The typical scenario might be an owner of business premises, with a shop front and designated car park for customers to use. The presumption is often that the users of the car park do so with the permission of the business or landowner.
But, what happens if the users of the car park are not doing so to attend the shop? What happens if they use the car park because it's free and, the shop they actually want to go to is down the road, but that shop doesn't have parking or it charges? In these situations, it could not be said that the person is using the car park with the owner's permission, since, if the owner knew, he or she would of course refuse.
Over time, a person using the car park 1) without force 2) without any secrecy and 3) without permission, might acquire a permanent right to do so.
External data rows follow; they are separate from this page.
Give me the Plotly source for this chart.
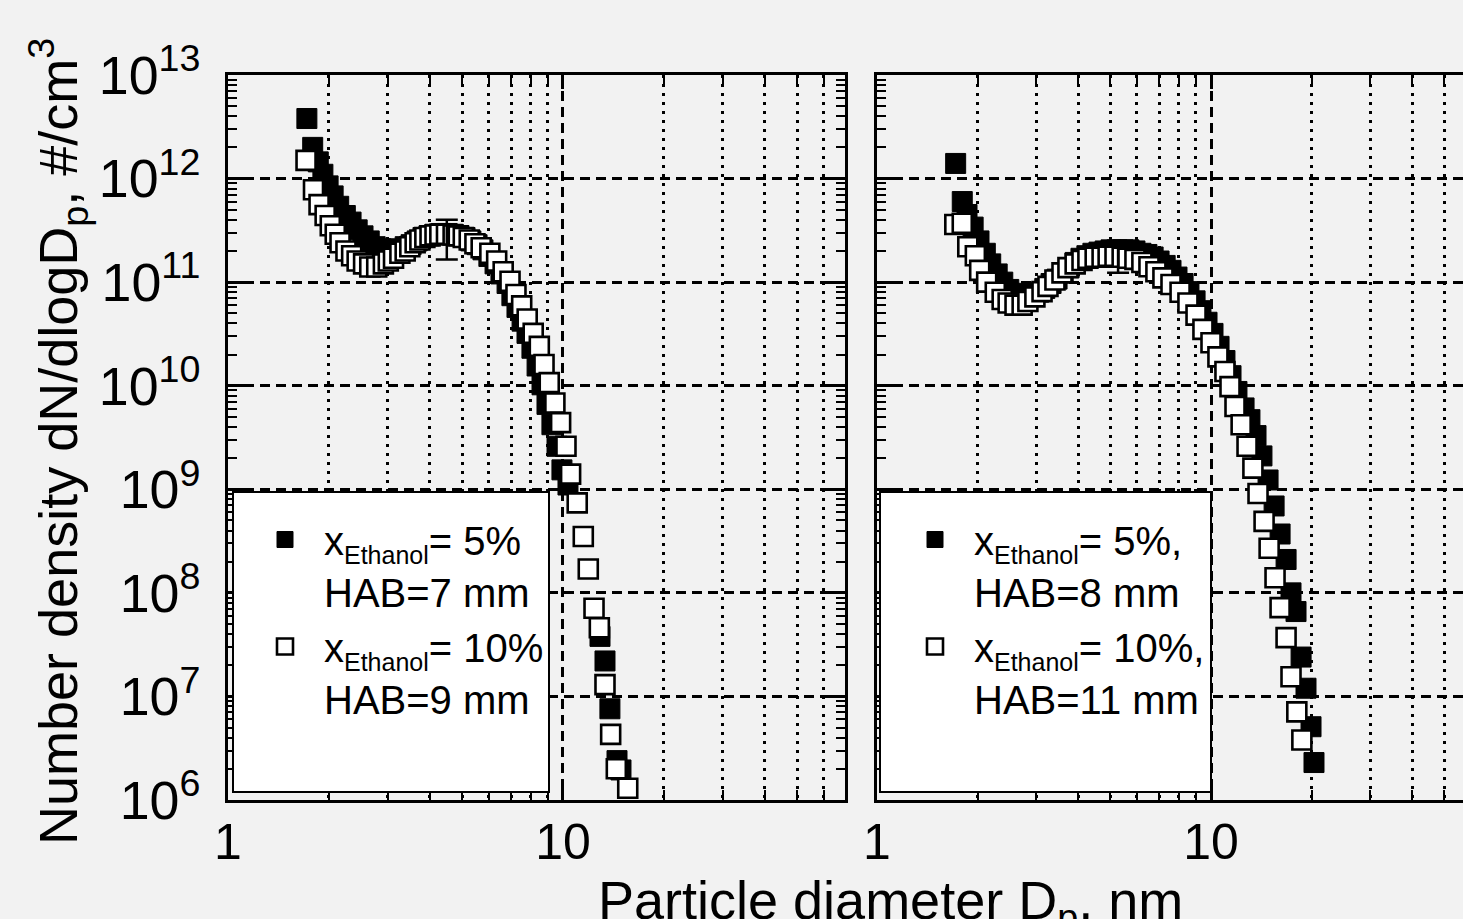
import plotly.graph_objects as go

# ---------------- data ----------------
# Left panel: x_Ethanol = 5 %, HAB = 7 mm (filled squares)
left_d_5 = [1.72, 1.79, 1.86, 1.92, 1.99, 2.06, 2.14, 2.24, 2.33, 2.43, 2.53, 2.64, 2.75, 2.86, 2.98,
            3.11, 3.24, 3.38, 3.52, 3.67, 3.82, 3.98, 4.15, 4.32, 4.51, 4.69, 4.89, 5.10, 5.31, 5.54,
            5.77, 6.01, 6.27, 6.53, 6.81, 7.04, 7.29, 7.55, 7.81, 8.08, 8.37, 8.66, 8.96, 9.27, 9.60,
            9.93, 10.35, 12.9, 13.35, 13.81, 14.50, 14.90]
left_n_5 = [3.8e12, 2.0e12, 1.45e12, 1.1e12, 8.5e11, 6.8e11, 5.4e11, 4.4e11, 3.8e11, 3.2e11, 2.8e11,
            2.5e11, 2.2e11, 2.1e11, 2.05e11, 2.05e11, 2.1e11, 2.2e11, 2.3e11, 2.5e11, 2.7e11, 2.8e11,
            2.9e11, 2.95e11, 2.95e11, 2.9e11, 2.8e11, 2.7e11, 2.5e11, 2.3e11, 2.05e11, 1.77e11, 1.5e11,
            1.2e11, 9.7e10, 7.4e10, 5.7e10, 4.2e10, 3.2e10, 2.3e10, 1.55e10, 1.02e10, 6.6e9, 4.2e9,
            2.6e9, 1.54e9, 1.1e9, 3.8e7, 2.2e7, 7.6e6, 2.4e6, 1.95e6]

# Left panel: x_Ethanol = 10 %, HAB = 9 mm (open squares)
left_d_10 = [1.71, 1.80, 1.87, 1.95, 2.02, 2.09, 2.16, 2.25, 2.34, 2.43, 2.54, 2.65, 2.78, 2.91, 3.01,
             3.12, 3.26, 3.38, 3.49, 3.62, 3.74, 3.87, 4.01, 4.15, 4.29, 4.49, 4.70, 4.87, 5.04, 5.25,
             5.46, 5.70, 6.05, 6.34, 6.63, 6.95, 7.24, 7.53, 7.82, 8.15, 8.50, 8.78, 9.10, 9.46, 9.84,
             10.21, 10.54, 11.03, 11.50, 11.90, 12.38, 12.84, 13.35, 13.88, 14.43, 15.61]
left_n_10 = [1.5e12, 7.8e11, 5.6e11, 4.4e11, 3.5e11, 2.9e11, 2.4e11, 2.0e11, 1.8e11, 1.6e11, 1.5e11,
             1.4e11, 1.4e11, 1.5e11, 1.6e11, 1.7e11, 1.9e11, 2.0e11, 2.2e11, 2.4e11, 2.55e11, 2.7e11,
             2.8e11, 2.85e11, 2.9e11, 2.9e11, 2.85e11, 2.8e11, 2.7e11, 2.55e11, 2.35e11, 2.15e11,
             1.9e11, 1.6e11, 1.26e11, 1.02e11, 7.6e10, 5.9e10, 4.4e10, 3.2e10, 2.4e10, 1.6e10,
             1.07e10, 6.8e9, 4.4e9, 2.6e9, 1.4e9, 7.4e8, 3.5e8, 1.7e8, 7.1e7, 4.6e7, 1.3e7, 4.3e6,
             2.0e6, 1.3e6]

# Right panel: x_Ethanol = 5 %, HAB = 8 mm (filled squares)
right_d_5 = [1.72, 1.80, 1.86, 1.94, 2.02, 2.11, 2.19, 2.29, 2.38, 2.48, 2.59, 2.70, 2.81, 2.93, 3.05,
             3.18, 3.32, 3.46, 3.61, 3.76, 3.92, 4.08, 4.25, 4.43, 4.62, 4.82, 5.02, 5.23, 5.45, 5.68,
             5.92, 6.17, 6.43, 6.71, 6.99, 7.29, 7.59, 7.91, 8.25, 8.59, 8.96, 9.33, 9.73, 10.14, 10.57,
             11.01, 11.48, 11.96, 12.56, 13.08, 13.64, 14.21, 14.82, 15.45, 16.10, 16.78, 17.36, 17.97,
             18.61, 19.25, 19.93, 20.34]
right_n_5 = [1.4e12, 6.0e11, 4.5e11, 3.4e11, 2.5e11, 1.9e11, 1.5e11, 1.2e11, 1.0e11, 8.5e10, 7.8e10,
             7.4e10, 7.4e10, 7.6e10, 8.0e10, 8.7e10, 9.7e10, 1.07e11, 1.23e11, 1.38e11, 1.55e11, 1.7e11,
             1.8e11, 1.9e11, 1.95e11, 2.0e11, 2.05e11, 2.05e11, 2.05e11, 2.05e11, 2.0e11, 1.9e11,
             1.85e11, 1.75e11, 1.6e11, 1.45e11, 1.3e11, 1.12e11, 9.7e10, 8.1e10, 6.6e10, 5.3e10, 4.1e10,
             3.2e10, 2.4e10, 1.75e10, 1.25e10, 8.8e9, 6.1e9, 4.7e9, 3.3e9, 2.1e9, 1.23e9, 6.9e8, 3.7e8,
             2.1e8, 1.0e8, 6.6e7, 2.4e7, 1.2e7, 5.1e6, 2.3e6]

# Right panel: x_Ethanol = 10 %, HAB = 11 mm (open squares)
right_d_10 = [1.71, 1.80, 1.87, 1.97, 2.03, 2.13, 2.26, 2.37, 2.47, 2.59, 2.72, 2.83, 2.97, 3.12, 3.25,
              3.41, 3.58, 3.73, 3.92, 4.11, 4.28, 4.50, 4.72, 4.92, 5.16, 5.42, 5.64, 5.92, 6.21, 6.52,
              6.84, 7.18, 7.59, 8.08, 8.53, 9.02, 9.46, 10.0, 10.49, 11.01, 11.40, 11.80, 12.31, 12.82,
              13.35, 13.83, 14.42, 14.93, 15.55, 16.10, 16.78, 17.36, 18.07, 18.71]
right_n_10 = [3.6e11, 3.7e11, 2.2e11, 1.8e11, 1.3e11, 1.0e11, 8.0e10, 6.8e10, 6.3e10, 6.0e10, 6.0e10,
              6.5e10, 7.2e10, 8.1e10, 9.1e10, 1.05e11, 1.23e11, 1.38e11, 1.5e11, 1.62e11, 1.7e11,
              1.74e11, 1.74e11, 1.78e11, 1.78e11, 1.74e11, 1.7e11, 1.66e11, 1.55e11, 1.41e11, 1.26e11,
              1.1e11, 9.5e10, 8.0e10, 6.3e10, 4.8e10, 3.5e10, 2.6e10, 1.9e10, 1.37e10, 9.8e9, 6.3e9,
              4.2e9, 2.6e9, 1.6e9, 9.1e8, 4.9e8, 2.7e8, 1.4e8, 7.2e7, 3.7e7, 1.55e7, 7.1e6, 3.8e6]

# error bars (diameter, value, plus, minus)
left_err_d, left_err_n, left_err_p, left_err_m = [4.50], [2.9e11], [1.1e11], [1.25e11]
right_err_d, right_err_n, right_err_p, right_err_m = [5.27], [1.78e11], [5.5e10], [5.5e10]

SUB = '<sub><span style="font-size:25px">Ethanol</span></sub>'
legend_left = ["x" + SUB + "= 5%<br>HAB=7 mm", "x" + SUB + "= 10%<br>HAB=9 mm"]
legend_right = ["x" + SUB + "= 5%,<br>HAB=8 mm", "x" + SUB + "= 10%,<br>HAB=11 mm"]

x_title = "Particle diameter D<sub>p</sub>, nm"
y_title = "Number density dN/dlogD<sub>p</sub>, #/cm<sup>3</sup>"

# ---------------- figure ----------------
W, H = 1463, 919
BG = "#f2f2f2"
FONT = "Arial, Liberation Sans, Helvetica, sans-serif"

filled = dict(symbol="square", size=20, color="black", line=dict(color="black", width=1))
opened = dict(symbol="square", size=19, color="white", line=dict(color="black", width=2.6))

fig = go.Figure()
fig.add_trace(go.Scatter(x=left_d_5, y=left_n_5, mode="markers", marker=filled,
                         name=legend_left[0], xaxis="x", yaxis="y", legend="legend"))
fig.add_trace(go.Scatter(x=left_d_10, y=left_n_10, mode="markers", marker=opened,
                         name=legend_left[1], xaxis="x", yaxis="y", legend="legend"))
fig.add_trace(go.Scatter(x=right_d_5, y=right_n_5, mode="markers", marker=filled,
                         name=legend_right[0], xaxis="x2", yaxis="y2", legend="legend2"))
fig.add_trace(go.Scatter(x=right_d_10, y=right_n_10, mode="markers", marker=opened,
                         name=legend_right[1], xaxis="x2", yaxis="y2", legend="legend2"))
fig.add_trace(go.Scatter(x=left_err_d, y=left_err_n, mode="markers", marker=dict(size=1, opacity=0),
                         error_y=dict(type="data", array=left_err_p, arrayminus=left_err_m,
                                      color="black", thickness=2.5, width=11),
                         showlegend=False, xaxis="x", yaxis="y"))
fig.add_trace(go.Scatter(x=right_err_d, y=right_err_n, mode="markers", marker=dict(size=1, opacity=0),
                         error_y=dict(type="data", array=right_err_p, arrayminus=right_err_m,
                                      color="black", thickness=2.5, width=11),
                         showlegend=False, xaxis="x2", yaxis="y2"))

def px(v):
    return v / W

def py(v):
    return 1 - v / H

TOP, BOT = 75, 800
ydom = [py(BOT), py(TOP)]

xaxis_common = dict(
    type="log", dtick=1, showline=True, linecolor="black", linewidth=3,
    ticks="inside", ticklen=14, tickwidth=3, tickcolor="black",
    showgrid=True, gridcolor="black", gridwidth=2.5, griddash="10px,6px",
    minor=dict(dtick="D1", ticks="inside", ticklen=10, tickwidth=2, tickcolor="black",
               showgrid=True, gridcolor="black", gridwidth=2.5, griddash="3px,6px"),
    tickfont=dict(family=FONT, size=50, color="black"), ticklabelstandoff=-4,
    zeroline=False,
)
yaxis_common = dict(
    type="log", dtick=1, range=[6, 13], domain=ydom, showline=True, linecolor="black", linewidth=3,
    ticks="inside", ticklen=18, tickwidth=3, tickcolor="black",
    showgrid=True, gridcolor="black", gridwidth=2.5, griddash="10px,6px",
    minor=dict(dtick="D1", ticks="inside", ticklen=9, tickwidth=2, tickcolor="black", showgrid=False),
    exponentformat="power", tickfont=dict(family=FONT, size=43, color="black"),
    ticklabelstandoff=16, zeroline=False,
)

legend_style = dict(xanchor="left", yanchor="top", bgcolor="rgba(0,0,0,0)", borderwidth=0,
                    font=dict(family=FONT, size=40, color="black"), valign="top",
                    tracegroupgap=0, itemwidth=68)

fig.update_layout(
    width=W, height=H,
    paper_bgcolor=BG, plot_bgcolor=BG,
    margin=dict(l=0, r=0, t=0, b=0, autoexpand=False),
    font=dict(family=FONT, color="black"),
    xaxis=dict(xaxis_common, domain=[px(228), px(845)], range=[0, 1.842], anchor="y", mirror="allticks"),
    yaxis=dict(yaxis_common, anchor="x", mirror="allticks"),
    xaxis2=dict(xaxis_common, domain=[px(877), 1.0], range=[0, 1.7545], anchor="y2", mirror="allticks"),
    yaxis2=dict(yaxis_common, anchor="x2", showticklabels=False, mirror=False),
    legend=dict(legend_style, x=px(246), y=py(507)),
    legend2=dict(legend_style, x=px(896), y=py(507)),
    shapes=[
        dict(type="rect", xref="paper", yref="paper", x0=px(233), x1=px(549), y0=py(792), y1=py(492),
             fillcolor="white", line=dict(color="black", width=2), layer="above"),
        dict(type="rect", xref="paper", yref="paper", x0=px(880), x1=px(1211), y0=py(792), y1=py(492),
             fillcolor="white", line=dict(color="black", width=2), layer="above"),
    ],
    annotations=[
        dict(text=x_title, xref="paper", yref="paper", x=px(890), y=py(904), xanchor="center",
             yanchor="middle", showarrow=False, font=dict(family=FONT, size=54, color="black")),
        dict(text=y_title, xref="paper", yref="paper", x=px(58), y=py(442), xanchor="center",
             yanchor="middle", textangle=-90, showarrow=False,
             font=dict(family=FONT, size=54, color="black")),
    ],
)

fig.write_html(
    "out.html",
    config={"displayModeBar": False},
    post_script="document.body.style.margin='0';document.body.style.background='#f2f2f2';"
                "document.documentElement.style.overflow='hidden';",
)
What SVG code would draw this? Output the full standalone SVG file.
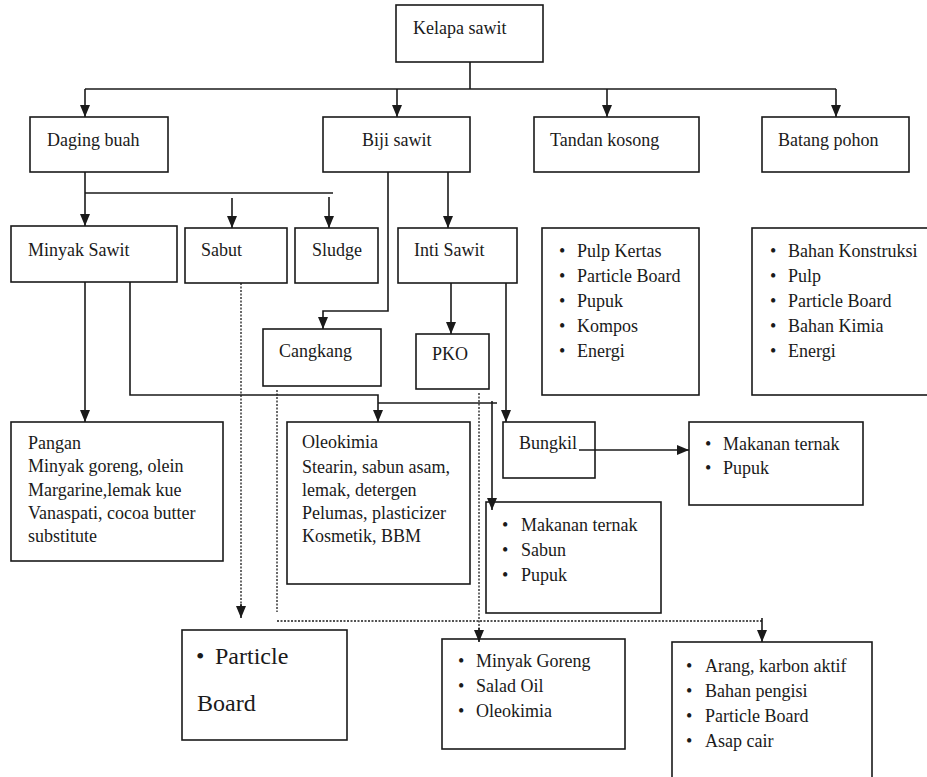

Examples where the courts have granted such rights because of long use are, a case involving cottage owners acquiring a right to park on a beach beside a lake, a situation where parking had taken place over a workshop yard for many years, the owner of the yard changed hands and the new owner sought to restrain the parking. In that case, the court said a right existed to park one vehicle on the yard.
A right to car parking attaches to the land benefitting from the parking, not the person physically parking the vehicle. So, the right to park would continue to negatively impact the landowner and benefit the '1, 2, 3' user's land, long into the future and even after the land is sold.
What can be done to prevent these rights from coming into existence in the first place?
It can be difficult for business owners to know at all times just who is regularly parking in their car park and for what purposes. Often signs are put up warning users that they don't have permission unless for accessing the shop. However, this sort of a sign can have unintended consequences for the landowner.
Putting up signs in the area and in good view of users of the car park, stating that anybody parking their car does so with the licence or permission of the landowner and no rights over the land may be acquired, can assist. This is because, if the users of the car park do so with the permission of the landowner, then, the '1, 2, 3' test above may not be met, and the right to park by long use would not arise. Retaining copies of photographs of the signs can again assist, for use in any future dispute.
For landowners whose land is being used to park on, it is important to review your existing warning signs to ensure you are not inadvertently creating future problems and to ensure that those signs are visible to all users. For those landowners without any signage in place, now would seem as good a time as any to put some up.